It was a proud moment for Tata Motors when it acquired Jaguar and Land Rover, from Ford in 2008. However, the success story appears to be short-lived, as Tata Motors is facing huge challenges in terms of declining sales of Jaguar Land Rover (JLR) and subsequent losses.
Tata Motors has reported losses for third consecutive quarter and this time the losses stand at a massive Rs 278.4 billion ($3.9 billion) or Rs 27,840 crores. This has been due to one-time asset impairment charges, primarily on account of JLR’s diminishing sales in China.
Jaguar Land Rover can face problems in European markets as well since almost 90% of Jaguar’s sales in Europe comprise diesel vehicles.

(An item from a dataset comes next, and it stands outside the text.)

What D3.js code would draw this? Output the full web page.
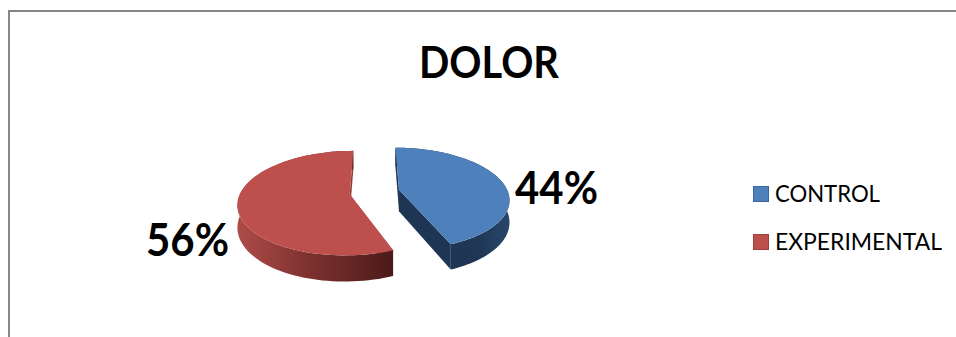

This is a serious threat, as more and more consumers are shifting to vehicles that are environment-friendly. Reports indicate that 50% of all new car sales by 2040 will comprise electric vehicles. Demand for diesel vehicles is also waning in other major markets such as China. JLR is also likely to be adversely affected by uncertainties and risks associated with Brexit.
Tata Sons Chairman N Chandrasekaran has admitted that JLR has been facing challenges due to evolving market conditions, especially in China. However, he also said that the company is working on a definitive plan of action that will help JLR to improve competencies, increase cash flow and reduce costs.

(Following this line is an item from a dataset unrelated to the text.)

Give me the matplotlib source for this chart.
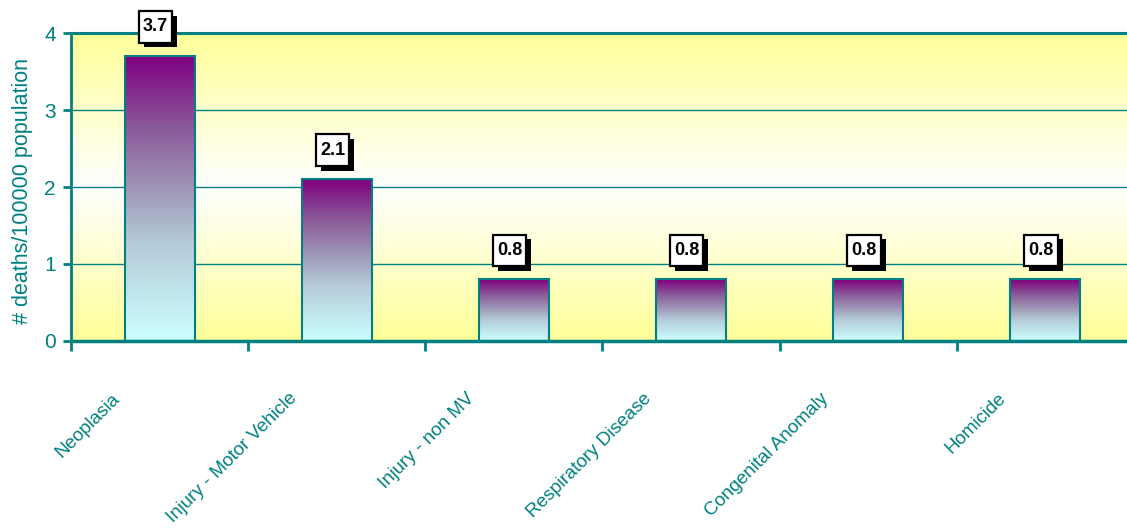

Analysts said that Tata Motors could risk sinking further on account of JLR’S negative growth. Leading credit rating agency Fitch has already put Tata Motors on negative credit watch on account of risks associated with Brexit.

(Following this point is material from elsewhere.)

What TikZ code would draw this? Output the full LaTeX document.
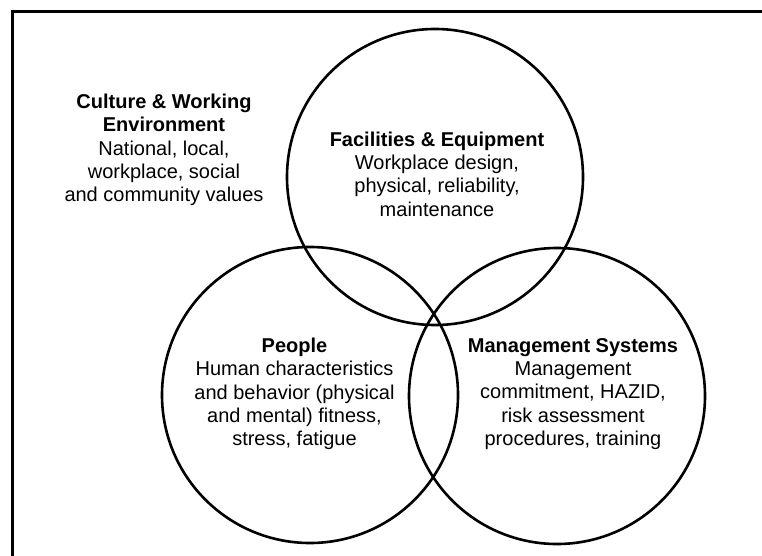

Tata Motors’ stocks were trading at around Rs 180, but after the announcement of third quarterly loss, stock prices have nosedived and are currently trading at around Rs 150. Over the past year also, stock prices are down by around 52%. This is largely due to concerns related to JLR’s diminishing sales, reduction in profits, and high capital expenses. Tata Motors net revenue is Rs 770 billion, which is slightly short of Rs 787.5 billion predicted by analysts.